Single House has far too much power
Thursday, June 10, 2004
We are seeing a worrying increase in attacks on the judiciary by MPs, under the guise of protecting parliamentary sovereignty.
Michael Cullen's recent criticism of 'judicial activism' is just the latest. In September last year Act MP Stephen Franks accused Chief Justice Sian Elias of bias over the foreshore and seabed. Apparently, as a lawyer, she had previously represented Maori litigants, in particular in the 1985 Manukau Harbour case.
More significant was the Prime Minister's attack on Maori Land Court Judge Caren Wickliffe in March this year. Helen Clark accused the judge of bias after she allowed a coastal claim to proceed to a hearing even though the Government had signalled its intention to pass new legislation, and an appeal to the Privy Council on the earlier Marlborough case was underway.
It would be quite wrong for judicial decisions to be made on the basis of the Government's stated intentions. The judges' role is to interpret the law as it is before them, not to second-guess parliament.
Similarly, Mr Franks' criticism of the Chief Justice ignores the reality that all judges have, at one time or another, represented many different clients and that their resulting expertise is crucial to their ability to judge.
It is a concern that political disagreement with a judge's decision can lead to accusations of partiality. Such criticisms are, in my opinion, misinformed.
Law Society President, Christine Grice, criticised Mr Franks' comments as inappropriate and wrong, warning that: "having not been put in issue in the proceedings, an allegation of actual bias by a person in a privileged position, knowing that the Judiciary will not respond, could seriously harm the integrity of the Judiciary".
If these cases are the basis of Dr Cullen's accusations that judges are 'making law', it represents flimsy evidence. In fact, both cases can be seen as judges upholding the law in the face of political demands to do otherwise. Judges' obligation, after all, is to the rule of law, not to Parliament.
Such a view may have been behind the Chief Justice stating recently that "an untrammelled freedom of Parliament does not exist". It would see our constitutional checks and balances as a dynamic system of responsible governance rather than a competition for absolute power.
Having a unicameral (single house) system without a written constitution has meant that historically parliamentary sovereignty has been asserted, in particular by MPs, but has rarely been publicly challenged. However the New Zealand Parliament is unusual in its claim of unlimited legislative power.
Most countries have a constitution or charter that constrains the legislature, as well as an upper house which acts as a brake on hasty decision-making. Even Westminster itself recognises the European Convention on Human Rights and the jurisdiction of the European Court of Human Rights in Strasbourg. In fact, the recent UK 'Proceeds of Crimes Act 2002' may soon run into difficulty there.

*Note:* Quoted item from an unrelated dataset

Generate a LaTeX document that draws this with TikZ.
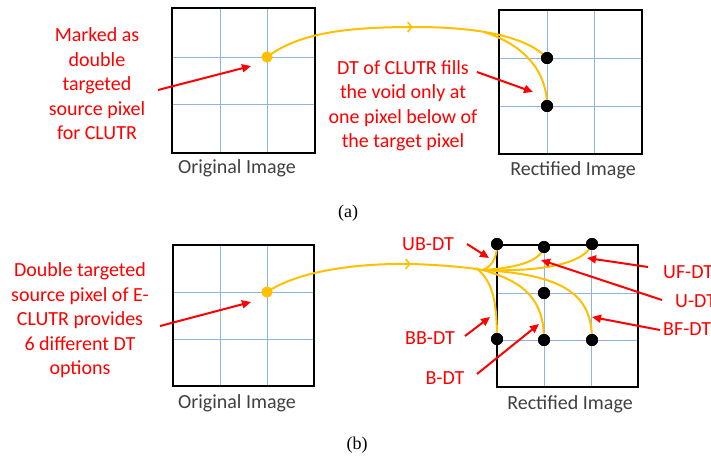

It is in the area of human rights that constraints on Parliament are so essential. Recent events in the prisons of Iraq and at Guantanamo Bay clearly demonstrate what can happen, even in a nation that prides itself as the guardian of democracy, when elected decisionmakers take a casual view of human rights.
Sir Geoffrey Palmer has said in 'The Laws of New Zealand' that some judicial decisions suggest that: "some common law rights, such as the right not to be subjected to torture and the right of access to the Courts, may lie so deep that not even Parliament can override them."
I am not convinced that New Zealanders would agree with Dr Cullen that such rights can be legitimately removed by Parliament. Even Cullen himself has acknowledged some constraint on Parliament when he told the Labour Party in March that the Treaty of Waitangi is "a document that can scarcely be unilaterally abrogated by the Crown".
Dr Cullen is referring to the more limited rights affirmed in the English version. When we consider that the Maori language version, signed by Governor Hobson and most of the rangatira, did not cede Maori sovereignty, the 'unrestricted sovereignty of parliament' becomes an even more tenuous concept.
In practical terms, however, it is unlikely that a New Zealand Parliament would, any time soon, give the courts cause to challenge its right to legislate. In that sense, while the current discussion is important and interesting, any threat to parliamentary sovereignty from the judiciary is largely academic.
A greater threat to parliamentary sovereignty comes from the concentration of power in the hands of the Executive. MMP has limited that somewhat, but the ability of the Executive to, for example, sign international treaties by Crown prerogative without any regard to Parliament remains.
On the other hand, attacks on judges by parliamentarians do threaten the real world independence of the judiciary. With our final court of appeal moving home, in the Supreme Court, such attacks are particularly concerning.
During the passage of the Supreme Court Act last year the Greens extracted a commitment from the Government to a public debate on the way judges are appointed. As a result, in April this year the Government released a discussion document on an independent judicial appointments commission.
Such a body is one way of avoiding the politicisation of the judiciary that Dr Cullen has warned against. Interestingly such a proposal is also under discussion in the UK where, I am told, the judiciary itself is partly driving the initiative.
While the establishment of a transparent process for judicial appointments will not protect judges from political attack, when put alongside the new judicial complaints process, it should help to limit them and to ensure that criticisms can be properly answered.